Talk in the news of beavers roaming across Welsh gardens brings this map to mind…
A new and exact map of the Dominions of the King of Great Britain on ye continent of North America containing Newfoundland, New Scotland, New England, New York, New Jersey, Pensilvania, Maryland, Virginia and Carolina. According to the Newest and most Exact Observations by Herman Moll, Geographer. 1715 (E) F1:4 (5)
…because it has a lovely, if not fanciful, inset picture of the beaver in action.

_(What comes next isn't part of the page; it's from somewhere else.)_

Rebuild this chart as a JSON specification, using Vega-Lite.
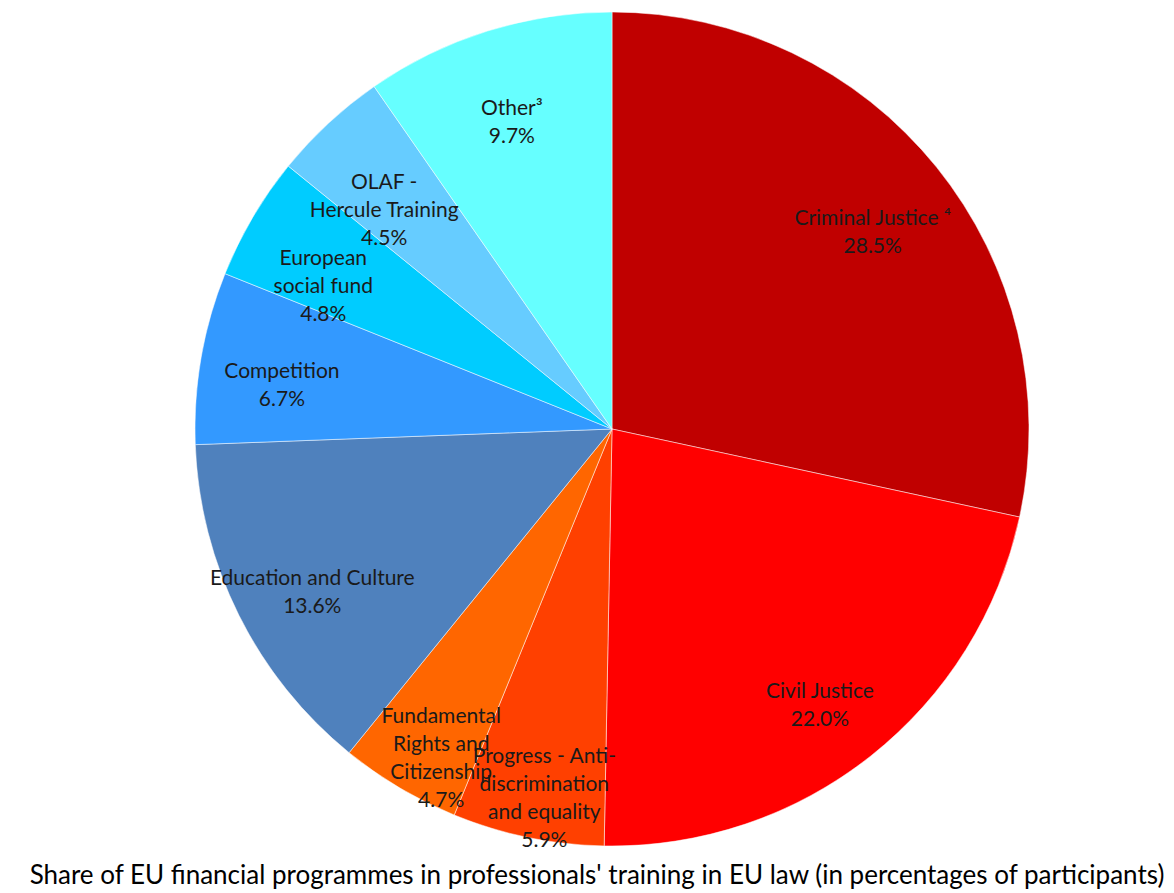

‘A view of ye industry of ye Beavers of Canada in making Dams to stop ye course of a rivulet , in order to form a great Lake, about which they build their habitations. To effect this : they fell large trees with their teeth, in such a manner as to make them come cross ye rivulet, to lay ye foundation of ye Dam; they make Mortar, work up, and finish ye whole with great order and wonderfull dexterity. The Beavers have two doors to their Lodges, one to the water and the other to the Land Side. According to French Accounts (Moll’s spelling and grammar used).
The King was George I, and Herman Moll was the cartographer (more on Moll here, and here). This map was originally part of a larger work, The World Described, an atlas of thirty large double-sided beautiful maps, which were sold both separately as well as numerous editions of the atlas. The map featured here was soon known as the ‘Beaver map’. While the main map deals with the Thirteen colonies of the British the insets, apart from the Beaver picture, show the complex mix of colonial claims in North America. This inset shows, just under 100 years before the Louisiana Purchase nearly doubled the size of the United States in 1803, how close together Spanish, French and British claims were, and this is without any mention of Native American lands.